Yesterday was a perfect morning. Did you see it? I happened to be awake just before sunrise. The constellation Orion was low in the sky, his mighty belt bright beyond belief. It was not night, but it was not morning, just yet. Suddenly, long fingers of sunlight reached over the horizon and seemed to gather the last fragments of darkness into a bright fist of fire. The cloud bottoms burned red. The sun was up at last. It was morning after all, a new day, a new dawn of possibility. This all happened in three minutes and I breathed it in. It stayed with me for hours.
Most mornings are like that. Every one seems to orchestrate a drama of hopefulness to start each day. While I am not out of bed every morning at sunrise, I know that it is there. Each one is different. Each one is worth getting up for. I take that on faith, a faith that is proven every day even in the worst of times.
The British poet Percy Shelley wrote about times like these in his poem "Ode to the West Wind." I picture Shelley standing on a hillside above the wild Mediterranean Sea while the autumnal winds drive the waves into a frenzy below his feet.
Shelley was an idealist who dreamed of a better society in 19th century England. He was disappointed again and again. Apparent failure was his closest companion. Eventually he found himself in self-imposed exile. Times were hard, but he still saw opportunity. As he observed in the poem: "If winter comes, can spring be far behind?" Shelley knew that bitter winds can spread the seeds of future harvests.
Here in Buffalo, we are quite familiar with all sorts of winters:
*The epic winter in 1977 with snow piled up to roof level and cars that had to be abandoned along every highway.
*The October surprise micro-winter that destroyed thousands of trees and wreaked havoc on shrubs, rooftops and power lines.
*The wintry chill of unemployment. Factories are moving out, children are leaving home and family businesses are vanishing.

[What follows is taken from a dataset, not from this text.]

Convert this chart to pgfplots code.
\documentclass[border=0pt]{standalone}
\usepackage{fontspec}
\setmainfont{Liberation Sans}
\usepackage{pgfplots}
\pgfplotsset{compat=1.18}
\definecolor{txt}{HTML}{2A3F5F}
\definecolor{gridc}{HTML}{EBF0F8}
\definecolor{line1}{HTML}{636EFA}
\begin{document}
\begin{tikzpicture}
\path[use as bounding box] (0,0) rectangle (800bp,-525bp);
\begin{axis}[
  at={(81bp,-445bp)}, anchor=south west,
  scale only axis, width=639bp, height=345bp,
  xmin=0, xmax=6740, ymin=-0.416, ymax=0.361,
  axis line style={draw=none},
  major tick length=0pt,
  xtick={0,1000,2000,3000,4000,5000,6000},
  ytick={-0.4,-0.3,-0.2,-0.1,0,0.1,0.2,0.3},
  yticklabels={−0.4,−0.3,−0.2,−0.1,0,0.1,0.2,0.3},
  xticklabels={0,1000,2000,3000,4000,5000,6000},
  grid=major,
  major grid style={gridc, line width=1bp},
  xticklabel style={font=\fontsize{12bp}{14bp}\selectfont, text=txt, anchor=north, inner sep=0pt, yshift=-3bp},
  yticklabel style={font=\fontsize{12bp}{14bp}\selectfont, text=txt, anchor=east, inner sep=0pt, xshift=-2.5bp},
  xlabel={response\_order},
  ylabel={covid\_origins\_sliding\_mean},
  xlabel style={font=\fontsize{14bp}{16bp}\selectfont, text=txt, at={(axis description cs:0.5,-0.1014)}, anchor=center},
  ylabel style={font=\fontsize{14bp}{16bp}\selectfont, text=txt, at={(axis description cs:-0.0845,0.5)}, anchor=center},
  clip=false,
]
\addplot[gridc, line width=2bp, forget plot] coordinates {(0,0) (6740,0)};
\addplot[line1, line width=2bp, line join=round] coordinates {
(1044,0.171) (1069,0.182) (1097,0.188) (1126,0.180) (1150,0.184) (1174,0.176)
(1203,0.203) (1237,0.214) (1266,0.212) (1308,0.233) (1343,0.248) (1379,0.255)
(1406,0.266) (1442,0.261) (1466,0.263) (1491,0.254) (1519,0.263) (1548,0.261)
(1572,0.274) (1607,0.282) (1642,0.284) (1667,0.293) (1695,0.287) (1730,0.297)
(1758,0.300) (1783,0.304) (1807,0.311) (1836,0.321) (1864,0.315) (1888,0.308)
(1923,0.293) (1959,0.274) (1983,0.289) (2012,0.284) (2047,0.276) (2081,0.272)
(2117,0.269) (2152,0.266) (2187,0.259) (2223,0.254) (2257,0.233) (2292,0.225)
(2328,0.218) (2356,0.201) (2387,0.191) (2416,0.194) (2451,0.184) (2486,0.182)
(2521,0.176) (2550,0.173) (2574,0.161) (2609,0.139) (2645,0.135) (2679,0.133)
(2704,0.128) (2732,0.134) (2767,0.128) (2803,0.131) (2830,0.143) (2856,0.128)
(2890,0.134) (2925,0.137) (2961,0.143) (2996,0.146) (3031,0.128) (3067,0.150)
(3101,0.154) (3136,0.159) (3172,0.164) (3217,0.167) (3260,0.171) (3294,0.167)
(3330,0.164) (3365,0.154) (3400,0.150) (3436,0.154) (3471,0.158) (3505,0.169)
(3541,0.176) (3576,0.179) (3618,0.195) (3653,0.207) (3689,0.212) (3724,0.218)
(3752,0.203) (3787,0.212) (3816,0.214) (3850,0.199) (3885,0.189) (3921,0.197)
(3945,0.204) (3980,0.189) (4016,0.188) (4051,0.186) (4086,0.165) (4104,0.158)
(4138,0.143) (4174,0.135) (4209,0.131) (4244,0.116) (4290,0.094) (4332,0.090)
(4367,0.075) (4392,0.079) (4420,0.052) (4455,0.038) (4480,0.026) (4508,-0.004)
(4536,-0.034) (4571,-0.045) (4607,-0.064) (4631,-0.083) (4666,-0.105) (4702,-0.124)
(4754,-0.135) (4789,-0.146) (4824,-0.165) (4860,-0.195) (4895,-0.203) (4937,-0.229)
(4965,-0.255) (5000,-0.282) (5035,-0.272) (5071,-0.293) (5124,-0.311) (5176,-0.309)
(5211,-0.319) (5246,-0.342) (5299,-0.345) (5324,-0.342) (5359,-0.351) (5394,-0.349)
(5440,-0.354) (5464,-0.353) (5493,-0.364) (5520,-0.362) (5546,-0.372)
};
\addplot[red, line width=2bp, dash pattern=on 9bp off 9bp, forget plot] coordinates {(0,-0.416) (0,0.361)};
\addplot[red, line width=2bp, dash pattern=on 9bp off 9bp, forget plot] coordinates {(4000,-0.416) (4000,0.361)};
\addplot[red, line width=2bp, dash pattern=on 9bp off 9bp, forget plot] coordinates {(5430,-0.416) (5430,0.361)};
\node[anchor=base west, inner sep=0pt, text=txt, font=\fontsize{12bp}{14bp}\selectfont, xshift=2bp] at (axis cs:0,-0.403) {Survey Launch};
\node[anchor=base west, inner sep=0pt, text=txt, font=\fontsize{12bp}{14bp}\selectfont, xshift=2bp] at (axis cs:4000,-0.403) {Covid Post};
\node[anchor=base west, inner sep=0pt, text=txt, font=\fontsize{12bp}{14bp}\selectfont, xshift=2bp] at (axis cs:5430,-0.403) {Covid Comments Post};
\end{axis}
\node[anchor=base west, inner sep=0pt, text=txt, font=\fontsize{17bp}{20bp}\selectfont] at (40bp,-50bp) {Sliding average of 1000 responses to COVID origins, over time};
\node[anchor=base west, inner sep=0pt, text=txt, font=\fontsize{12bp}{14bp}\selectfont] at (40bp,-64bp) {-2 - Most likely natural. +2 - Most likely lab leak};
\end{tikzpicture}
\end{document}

*The current market conditions. Along with the snow, unemployment and hard times seem to have blown in off the lake. Pundits predict more of the same or worse for the foreseeable future.
And yet, at least in these parts, we know that the worst winters can bring the best springs.
The Blizzard of '77 has spawned myriad tales of heroic adventure. People trekked through snow valleys for a gallon of milk or to check on a neighbor. The National Guard rolled into town to clear the streets in an effective military-style campaign. Soldiers even had to use metal detectors to find cars buried deep.
During the October storm, neighbors ran extension cords between houses to share power. Thousands of new trees have been replanted, mostly by volunteers. That's an act of faith, too.
Bob Dylan wrote, "The Times They Are a Changin' " during an era of unmitigated trouble. He taught us to keep the faith in spite of coming storms. And I believe him.
As I write this, there's quite a lot of snow blowing outside my window. It is getting hard to see where it is going to end. I wonder if it is the usual precipitation or a confetti storm of worthless stock options. In either case, the cleanup crews are ready and hovering.
The morning may bring new challenges to contend with, but I know there are some fine sunrises up ahead. So get up early and check it out. There is always an upside to every downturn.